Goal of the exercise: Print, word for word, every line from the beginning of the listing up to and including the line with "660, 680, 700];". Pictures are to be excluded.

Data:
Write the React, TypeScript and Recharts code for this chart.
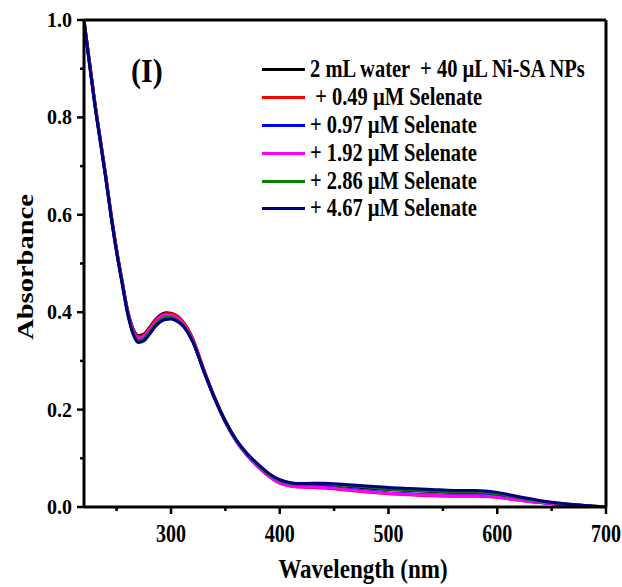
import React from 'react';
import { LineChart, Line, XAxis, YAxis, ReferenceLine } from 'recharts';

const wavelength = [220, 225, 230, 235, 240, 245, 250, 255, 260, 265, 270, 275, 280, 285, 290, 295, 300, 305, 310, 320, 330, 340, 350, 360, 370, 380, 390, 400, 410, 420, 430, 440, 460, 480, 500, 520, 540, 560, 580, 600, 620, 640, 660, 680, 700];

const water = [1.000, 0.915, 0.830, 0.755, 0.680, 0.600, 0.528, 0.465, 0.405, 0.367, 0.352, 0.355, 0.368, 0.383, 0.394, 0.399, 0.398, 0.393, 0.383, 0.345, 0.282, 0.225, 0.176, 0.137, 0.108, 0.085, 0.066, 0.053, 0.047, 0.045, 0.046, 0.046, 0.043, 0.039, 0.036, 0.034, 0.032, 0.030, 0.030, 0.026, 0.018, 0.011, 0.006, 0.003, 0.000];
const se049 = [1.000, 0.915, 0.830, 0.755, 0.680, 0.600, 0.528, 0.465, 0.404, 0.365, 0.350, 0.353, 0.366, 0.381, 0.392, 0.397, 0.397, 0.393, 0.383, 0.346, 0.284, 0.226, 0.176, 0.136, 0.106, 0.083, 0.063, 0.049, 0.043, 0.041, 0.040, 0.039, 0.035, 0.031, 0.027, 0.025, 0.023, 0.022, 0.022, 0.020, 0.014, 0.009, 0.005, 0.002, 0.000];
const se097 = [0.998, 0.912, 0.827, 0.752, 0.677, 0.597, 0.525, 0.462, 0.401, 0.361, 0.345, 0.348, 0.361, 0.376, 0.387, 0.392, 0.392, 0.387, 0.378, 0.341, 0.280, 0.223, 0.174, 0.135, 0.106, 0.083, 0.064, 0.050, 0.044, 0.042, 0.042, 0.041, 0.037, 0.033, 0.029, 0.027, 0.025, 0.024, 0.024, 0.021, 0.015, 0.009, 0.005, 0.002, 0.000];
const se192 = [0.999, 0.913, 0.828, 0.753, 0.678, 0.598, 0.526, 0.463, 0.402, 0.363, 0.347, 0.350, 0.363, 0.378, 0.390, 0.395, 0.394, 0.389, 0.380, 0.342, 0.281, 0.224, 0.175, 0.135, 0.106, 0.083, 0.063, 0.049, 0.043, 0.041, 0.041, 0.040, 0.036, 0.032, 0.028, 0.026, 0.024, 0.023, 0.023, 0.020, 0.014, 0.009, 0.005, 0.002, 0.000];
const se286 = [0.998, 0.911, 0.826, 0.751, 0.676, 0.596, 0.524, 0.461, 0.400, 0.359, 0.342, 0.345, 0.358, 0.373, 0.384, 0.389, 0.389, 0.385, 0.376, 0.340, 0.280, 0.224, 0.175, 0.137, 0.108, 0.086, 0.067, 0.054, 0.048, 0.046, 0.047, 0.047, 0.044, 0.041, 0.037, 0.035, 0.033, 0.031, 0.031, 0.027, 0.019, 0.012, 0.007, 0.003, 0.000];
const se467 = [0.997, 0.910, 0.825, 0.750, 0.675, 0.595, 0.523, 0.460, 0.398, 0.356, 0.338, 0.341, 0.354, 0.369, 0.380, 0.385, 0.386, 0.382, 0.374, 0.339, 0.280, 0.224, 0.176, 0.138, 0.110, 0.088, 0.069, 0.056, 0.050, 0.048, 0.049, 0.049, 0.046, 0.043, 0.040, 0.038, 0.036, 0.034, 0.034, 0.030, 0.021, 0.013, 0.007, 0.003, 0.000];

const seriesLabels = ['2 mL water  + 40 \u00b5L Ni-SA NPs', ' + 0.49 \u00b5M Selenate', '+ 0.97 \u00b5M Selenate', '+ 1.92 \u00b5M Selenate', '+ 2.86 \u00b5M Selenate', '+ 4.67 \u00b5M Selenate'];
const seriesColors = ['#000000', '#ff0000', '#0000ff', '#ff00ff', '#008000', '#000080'];
const seriesValues = [water, se049, se097, se192, se286, se467];

const xTicks = [250, 300, 350, 400, 450, 500, 550, 600, 650, 700];
const yTicks = [0, 0.1, 0.2, 0.3, 0.4, 0.5, 0.6, 0.7, 0.8, 0.9, 1.0];

const data = wavelength.map((w, i) => {
  const row: Record<string, number> = { w };
  seriesValues.forEach((vals, k) => { row['s' + k] = vals[i]; });
  return row;
});

const FONT = '"Liberation Serif", "Times New Roman", serif';

// the source figure's lettering is a bit taller than wide, so stretch it vertically
const XTick = (props: any) => {
  const { x, y, payload } = props;
  const major = payload.value % 100 === 0;
  return (
    <g>
      <line x1={x} x2={x} y1={y} y2={y + (major ? 7 : 4)} stroke="#000" strokeWidth={2.5} />
      {major && (
        <text transform={`translate(${x}, ${y + 35}) scale(1, 1.22)`} textAnchor="middle" fontFamily={FONT} fontWeight="bold" fontSize={20} fill="#000">
          {payload.value}
        </text>
      )}
    </g>
  );
};

const YTick = (props: any) => {
  const { x, y, payload } = props;
  const major = Math.round(payload.value * 10) % 2 === 0;
  return (
    <g>
      <line x1={x} x2={x - (major ? 7 : 4)} y1={y} y2={y} stroke="#000" strokeWidth={2.5} />
      {major && (
        <text transform={`translate(${x - 12}, ${y + 7}) scale(1, 1.06)`} textAnchor="end" fontFamily={FONT} fontWeight="bold" fontSize={20} fill="#000">
          {payload.value.toFixed(1)}
        </text>
      )}
    </g>
  );
};

const XTitle = (props: any) => {
  const { viewBox } = props;
  const cx = viewBox.x + viewBox.width / 2 + 18;
  const by = viewBox.y + 71;
  return (
    <text transform={`translate(${cx}, ${by}) scale(1, 1.22)`} textAnchor="middle" fontFamily={FONT} fontWeight="bold" fontSize={23} fill="#000">
      Wavelength (nm)
    </text>
  );
};

const YTitle = () => {
  const cx = 33;
  const cy = 267;
  return (
    <text transform={`translate(${cx}, ${cy}) rotate(-90) scale(1.24, 1)`} textAnchor="middle" fontFamily={FONT} fontWeight="bold" fontSize={23} fill="#000">
      Absorbance
    </text>
  );
};

export default function App() {
  return (
    <div style={{ position: 'absolute', left: 0, top: 0, width: 622, height: 587, background: '#fff' }}>
      <LineChart width={622} height={587} data={data} margin={{ top: 20, right: 16, left: 24, bottom: 30 }}>
        <XAxis
          dataKey="w"
          type="number"
          domain={[220, 700]}
          ticks={xTicks}
          allowDataOverflow
          height={50}
          tickSize={0}
          tickMargin={0}
          tickLine={false}
          tick={<XTick />}
          axisLine={{ stroke: '#000', strokeWidth: 3 }}
          label={<XTitle />}
        />
        <YAxis
          type="number"
          domain={[0, 1]}
          ticks={yTicks}
          allowDataOverflow
          width={60}
          tickSize={0}
          tickMargin={0}
          tickLine={false}
          tick={<YTick />}
          axisLine={{ stroke: '#000', strokeWidth: 3 }}
          label={<YTitle />}
        />
        <ReferenceLine y={1} stroke="#000" strokeWidth={3} ifOverflow="visible" />
        <ReferenceLine x={700} stroke="#000" strokeWidth={3} ifOverflow="visible" />
        {seriesValues.map((_, k) => (
          <Line
            key={k}
            type="monotone"
            dataKey={'s' + k}
            stroke={seriesColors[k]}
            strokeWidth={3}
            dot={false}
            isAnimationActive={false}
          />
        ))}
      </LineChart>
      <div style={{ position: 'absolute', left: 131, top: 54, fontFamily: FONT, fontWeight: 'bold', fontSize: 30, transform: 'scaleY(1.1)' }}>(I)</div>
      <div style={{ position: 'absolute', left: 262, top: 56, fontFamily: FONT, fontWeight: 'bold', fontSize: 20.5 }}>
        {seriesLabels.map((label, i) => (
          <div key={i} style={{ display: 'flex', alignItems: 'center', height: 27.8, whiteSpace: 'pre' }}>
            <div style={{ width: 43, height: 3, background: seriesColors[i], marginRight: 5 }} />
            <span style={{ display: 'inline-block', transform: 'scaleY(1.18)' }}>{label}</span>
          </div>
        ))}
      </div>
    </div>
  );
}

Solution to this task:
Write the React, TypeScript and Recharts code for this chart.
import React from 'react';
import { LineChart, Line, XAxis, YAxis, ReferenceLine } from 'recharts';

const wavelength = [220, 225, 230, 235, 240, 245, 250, 255, 260, 265, 270, 275, 280, 285, 290, 295, 300, 305, 310, 320, 330, 340, 350, 360, 370, 380, 390, 400, 410, 420, 430, 440, 460, 480, 500, 520, 540, 560, 580, 600, 620, 640, 660, 680, 700];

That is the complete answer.